Signs you have a Smussy on your hands:

1.     Negativity memes

You see this, and you're like, "Oh shit, here we go.

You see this, and you're like,
"Oh shit, here we go.

Usually the first signs of a person cracking is when they start posting memes with a photo of a couple of friends sitting at a campfire, and the words say, "Keep you circle of friends small" or something along those lines.  Or maybe they post the pathetic, "I am cutting down my friends list because I can't take the negativity I've been hearing lately."  In most cases you can read "negativity" as anything that doesn't directly agree with every word they utter.  If you aren't in 100% agreement, you are "negative".

I often wonder how the present definition of "negativity" works out in our physical world?  I can imagine these Smussies saying, "I had to fire my Architect.  He told me a 2" X 4" can't hold the weight I told him it needs to hold.  He's so negative."  Or, "My Dr. is so negative.  How dare he not give me an owl heart so I can see better?"

2.     Culling/Defriending

Oh, thank you, thank you, thank you for allowing me to I care.

Oh, thank you, thank you, thank you for allowing me to I care.

Next, the process moves to culling.  Culling can happen in a lot of ways.  The most manly among the quiters will just do it.  Not to say that culling is manly, because real men like their humanity in it's natural, raw uncensored form.  But if there is a way to be the most manly smussy possible, just cutting without any warning is the best way to do it.  No one cares about your reason for not liking other people.  Do it or don't - and just shut up.  Like pulling a band aid.

If you feel you have to announce your pending defending, well buddy, you are really thick in the weeds of douchery.  I hate to break this to you Sport, but no one is crying, or biting their nails at the thought of the pending electronic disassociation.  Confidentially, if you hadn't mentioned it: they probably wouldn't have even noticed.

So in conclusion: when you start to see "cutting down my friends list" posts, you know you have a jumper Smussy on your hands, who will soon be having a meltdown in the form of a social media vacation.

3.     Threats of leaving

Ok.  We get it.  We've seen the other signs.  Leave already.  People that continually post things like, "I think I need to give Facebook a rest" or "I will be quitting Facebook in a month" are just like guys that say, "I promise to get my shit together, and start saving money...right after this next tattoo."

You know you've seen this in your friends list already.  At this point you are like "yea!"

You know you've seen this in your friends list already.  At this point you are like "yea!"

Come on man!  Like Yoda says, "Do or do not...there is no try."  If you are going to leave...LEAVE!  No need for fanfair.  You already culled most of the people that would have given a shit anyway.  Just pull that trigger like a big boy.  We'll be OK without you.  Really.  We will.  Just go now.

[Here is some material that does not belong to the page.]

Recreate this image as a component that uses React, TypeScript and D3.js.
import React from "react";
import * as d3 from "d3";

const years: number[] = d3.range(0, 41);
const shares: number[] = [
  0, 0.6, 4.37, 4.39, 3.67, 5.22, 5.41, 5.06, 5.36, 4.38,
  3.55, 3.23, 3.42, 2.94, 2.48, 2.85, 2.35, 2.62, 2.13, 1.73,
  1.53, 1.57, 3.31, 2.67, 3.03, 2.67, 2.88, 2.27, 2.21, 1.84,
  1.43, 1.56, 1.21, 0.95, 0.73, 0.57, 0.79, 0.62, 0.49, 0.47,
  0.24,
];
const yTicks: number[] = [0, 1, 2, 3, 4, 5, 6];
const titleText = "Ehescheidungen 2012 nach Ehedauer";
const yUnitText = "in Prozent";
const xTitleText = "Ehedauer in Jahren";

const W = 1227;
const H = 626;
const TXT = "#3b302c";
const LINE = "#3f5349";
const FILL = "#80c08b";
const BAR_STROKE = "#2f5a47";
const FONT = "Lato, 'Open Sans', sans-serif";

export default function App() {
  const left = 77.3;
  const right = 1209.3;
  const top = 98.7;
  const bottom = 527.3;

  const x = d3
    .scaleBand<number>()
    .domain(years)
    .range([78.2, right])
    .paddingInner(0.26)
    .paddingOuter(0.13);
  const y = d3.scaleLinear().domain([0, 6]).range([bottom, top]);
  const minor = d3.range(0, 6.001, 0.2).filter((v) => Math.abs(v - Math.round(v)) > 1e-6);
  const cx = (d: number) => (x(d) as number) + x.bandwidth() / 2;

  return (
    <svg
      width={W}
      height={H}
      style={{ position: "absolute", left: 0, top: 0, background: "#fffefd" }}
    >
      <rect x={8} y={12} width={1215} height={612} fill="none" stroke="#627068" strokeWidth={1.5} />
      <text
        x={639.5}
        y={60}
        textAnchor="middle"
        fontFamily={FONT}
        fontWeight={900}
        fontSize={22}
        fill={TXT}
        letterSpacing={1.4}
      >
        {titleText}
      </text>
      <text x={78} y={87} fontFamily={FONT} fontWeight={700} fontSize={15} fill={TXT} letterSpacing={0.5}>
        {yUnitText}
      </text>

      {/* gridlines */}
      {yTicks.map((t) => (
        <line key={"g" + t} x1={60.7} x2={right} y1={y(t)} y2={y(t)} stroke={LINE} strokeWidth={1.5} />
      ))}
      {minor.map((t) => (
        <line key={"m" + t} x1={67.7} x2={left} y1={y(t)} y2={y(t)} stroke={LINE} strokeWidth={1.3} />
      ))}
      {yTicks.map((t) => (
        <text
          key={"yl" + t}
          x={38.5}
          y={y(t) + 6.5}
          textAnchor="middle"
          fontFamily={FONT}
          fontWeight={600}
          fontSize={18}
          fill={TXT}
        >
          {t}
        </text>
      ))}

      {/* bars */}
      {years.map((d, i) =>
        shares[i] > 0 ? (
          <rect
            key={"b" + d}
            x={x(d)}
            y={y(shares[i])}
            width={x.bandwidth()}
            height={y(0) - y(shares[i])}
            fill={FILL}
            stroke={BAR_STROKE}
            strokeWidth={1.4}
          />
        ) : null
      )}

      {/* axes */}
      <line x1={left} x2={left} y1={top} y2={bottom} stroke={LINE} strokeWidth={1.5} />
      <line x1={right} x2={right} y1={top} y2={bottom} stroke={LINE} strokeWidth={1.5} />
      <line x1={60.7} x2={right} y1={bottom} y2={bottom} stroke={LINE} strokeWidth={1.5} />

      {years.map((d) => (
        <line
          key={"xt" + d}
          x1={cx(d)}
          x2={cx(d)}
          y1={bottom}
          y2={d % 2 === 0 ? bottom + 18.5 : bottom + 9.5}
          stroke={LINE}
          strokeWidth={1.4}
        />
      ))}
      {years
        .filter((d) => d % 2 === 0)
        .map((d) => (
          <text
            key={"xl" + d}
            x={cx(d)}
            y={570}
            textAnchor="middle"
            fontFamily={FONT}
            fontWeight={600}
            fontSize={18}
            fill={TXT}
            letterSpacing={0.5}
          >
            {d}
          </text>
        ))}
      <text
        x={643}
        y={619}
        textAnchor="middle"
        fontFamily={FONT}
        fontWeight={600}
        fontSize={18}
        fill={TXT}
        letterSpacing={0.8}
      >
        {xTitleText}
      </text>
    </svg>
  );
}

No, seriously, you can go now.

My point: no one cares.  If you want to leave, you're a grown person for god sake, and we're just talking about posting on the internet.  We're not talking about disconnecting your lifegiving, owl-heart, blood oxygenation machine.  This isn't life or death dude.  Just do it, Smussy.

So What Can be Done?

Like most rules for being a man, the answer comes from the movie Fight Club.  In that movie, we learn that men can be what they want to be, and do what they want to do: as long as they don't talk about it.

If it helps you remember, making moves on Social Media, is just like peeing at a pubic urinal.  You do your own thing.  Keep your eyes on your own business.  Do what the job demands, and then pull the trigger.  Any and all conversation in both situations just makes you look suspect.

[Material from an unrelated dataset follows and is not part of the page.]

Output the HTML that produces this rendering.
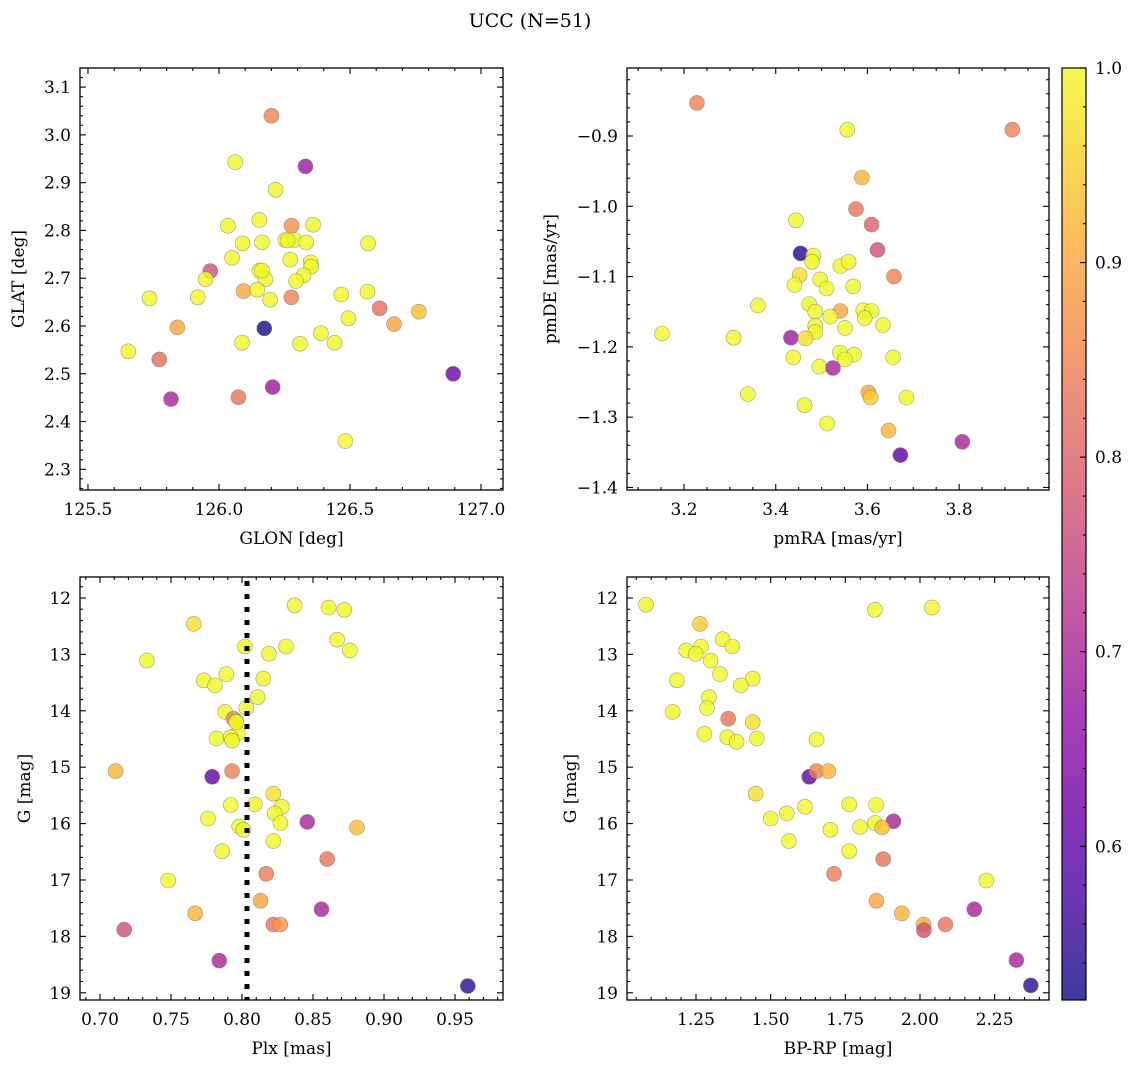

*Bonus Strategy* - A Case for Never Joining

This might be the best, most manly options available.  A lot of guys I consider to be of at least average intelligence, and possessing a moderate to high work ethic, have said to me, "Why would I want to get involved in that?  Seems like a waste of time."  

These words are nearly poetry, as truer words could not be spoken.  The directness of this horse-sense is so testosterone-laden, that it's a masculine masterwork not to be questioned.  Take note Smussies, this is how it's done in the big leagues.